The first step in conflict management is trying to prevent conflict. This can include setting standards for behavior in group settings and asking people to abide by some guidelines for the way they interact with each other. Rules may include mandates for respecting space, working to keep noise levels down, keeping shared areas clean, and so forth. These measures prevent low-level conflict. They can also allow for rapidly spotting the early warning signs and heading them off at the pass before a dispute becomes vicious.
One approach involves negotiation, where the parties to a conflict meet with each other and attempt to work it out on their own. This requires accommodations and collaboration from all parties to work together on a common goal, identifying the issue at the core of the conflict and addressing it. The negotiators may agree on a contract with each other or could implement some simple changes to resolve their conflict and work more harmoniously together.
Sometimes conflict management needs to move to mediation, where a neutral third party facilitates communication and discussion. This may be necessary because of higher stakes or an inability to work together in negotiating sessions.

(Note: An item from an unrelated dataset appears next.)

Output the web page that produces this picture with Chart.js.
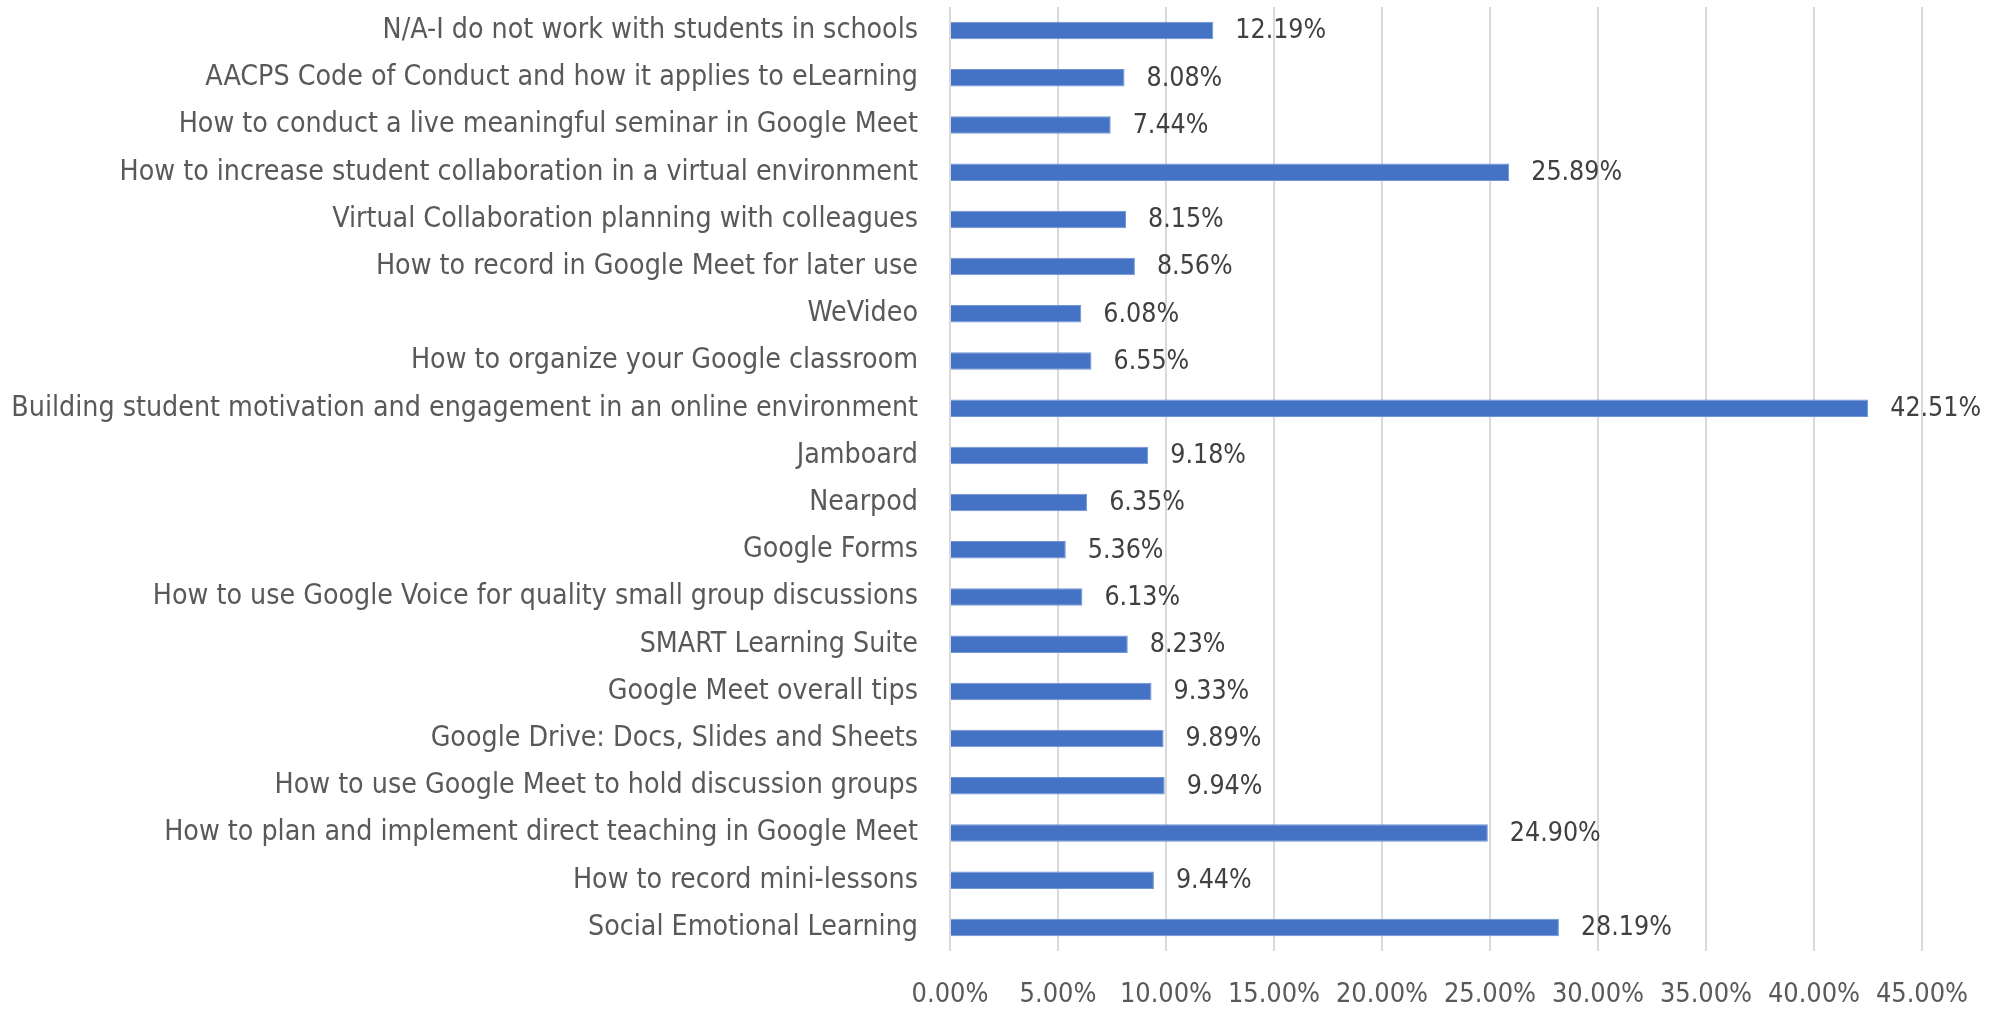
<!DOCTYPE html>
<html>
<head>
<meta charset="utf-8">
<script src="https://cdn.jsdelivr.net/npm/chart.js@4/dist/chart.umd.min.js"></script>
<style>
html,body{margin:0;padding:0;background:#fff;}
#wrap{width:2007px;height:1010px;position:relative;}
</style>
</head>
<body>
<div id="wrap"><canvas id="c" width="2007" height="1010"></canvas></div>
<script>
const categories = [
  "N/A-I do not work with students in schools",
  "AACPS Code of Conduct and how it applies to eLearning",
  "How to conduct a live meaningful seminar in Google Meet",
  "How to increase student collaboration in a virtual environment",
  "Virtual Collaboration planning with colleagues",
  "How to record in Google Meet for later use",
  "WeVideo",
  "How to organize your Google classroom",
  "Building student motivation and engagement in an online environment",
  "Jamboard",
  "Nearpod",
  "Google Forms",
  "How to use Google Voice for quality small group discussions",
  "SMART Learning Suite",
  "Google Meet overall tips",
  "Google Drive: Docs, Slides and Sheets",
  "How to use Google Meet to hold discussion groups",
  "How to plan and implement direct teaching in Google Meet",
  "How to record mini-lessons",
  "Social Emotional Learning"
];
const percentValues = [12.19, 8.08, 7.44, 25.89, 8.15, 8.56, 6.08, 6.55, 42.51, 9.18, 6.35, 5.36, 6.13, 8.23, 9.33, 9.89, 9.94, 24.90, 9.44, 28.19];
const axisMin = 0;
const axisMax = 45;
const axisStep = 5;

const FAMILY = "'Liberation Sans Narrow', 'DejaVu Sans Condensed', 'Roboto', sans-serif";

// fit font sizes to the reference text widths
const mctx = document.createElement('canvas').getContext('2d');
function fitSize(text, width) {
  mctx.font = "100px " + FAMILY;
  return Math.round(100 * width / mctx.measureText(text).width * 10) / 10;
}
const catSize = fitSize("Building student motivation and engagement in an online environment", 906);
const tickSize = fitSize("0.00%", 77);
const valSize = fitSize("42.51%", 91);

const valueLabels = {
  id: 'valueLabels',
  afterDatasetsDraw(chart) {
    const ctx = chart.ctx;
    const meta = chart.getDatasetMeta(0);
    ctx.save();
    ctx.font = valSize + "px " + FAMILY;
    ctx.fillStyle = "#404040";
    ctx.textAlign = "left";
    ctx.textBaseline = "middle";
    meta.data.forEach((bar, i) => {
      ctx.fillText(percentValues[i].toFixed(2) + "%", bar.x + 22, bar.y + 1);
    });
    ctx.restore();
  }
};

new Chart(document.getElementById('c'), {
  type: 'bar',
  data: {
    labels: categories,
    datasets: [{
      data: percentValues,
      backgroundColor: '#4472C4',
      borderColor: '#6f93d3',
      borderWidth: 1,
      categoryPercentage: 1,
      barPercentage: 0.37
    }]
  },
  options: {
    indexAxis: 'y',
    responsive: false,
    animation: false,
    devicePixelRatio: 1,
    layout: { padding: { top: 7, right: 85, left: 0, bottom: 0 } },
    plugins: { legend: { display: false }, tooltip: { enabled: false } },
    scales: {
      x: {
        min: axisMin,
        max: axisMax,
        ticks: {
          stepSize: axisStep,
          color: '#595959',
          font: { family: FAMILY, size: tickSize },
          padding: 28,
          maxRotation: 0,
          autoSkip: false,
          callback: v => Number(v).toFixed(2) + '%'
        },
        grid: { color: '#d9d9d9', lineWidth: 2, drawTicks: false },
        border: { display: false },
        afterFit(scale) { scale.height = 59; scale.paddingLeft = 0; scale.paddingRight = 0; }
      },
      y: {
        ticks: {
          color: '#595959',
          font: { family: FAMILY, size: catSize },
          padding: 32,
          autoSkip: false
        },
        grid: { display: false, drawTicks: false },
        border: { display: false },
        afterFit(scale) { scale.width = 950; scale.paddingTop = 0; scale.paddingBottom = 0; }
      }
    }
  },
  plugins: [valueLabels]
});
</script>
</body>
</html>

Mediators can include coworkers and friends as well as supervisors and other people in positions of power. It is important to work with a mediator who will not favor one party or the other, as this can fuel more conflict.
Arbitration is another approach to conflict management. This involves a third party who sits as a judge, hearing both sides and issuing an opinion. The opinion can include rules for all parties to follow, such as ordering a coworker who is bothering another to keep contacts purely professional and to only approach the colleague in the presence of witnesses. Arbitration can be necessary when a conflict appears intractable and the parties are incapable of negotiating or mediating to resolve the situation. This option tends to be less favored, as the parties may emerge from arbitration with feelings of resentment or frustration.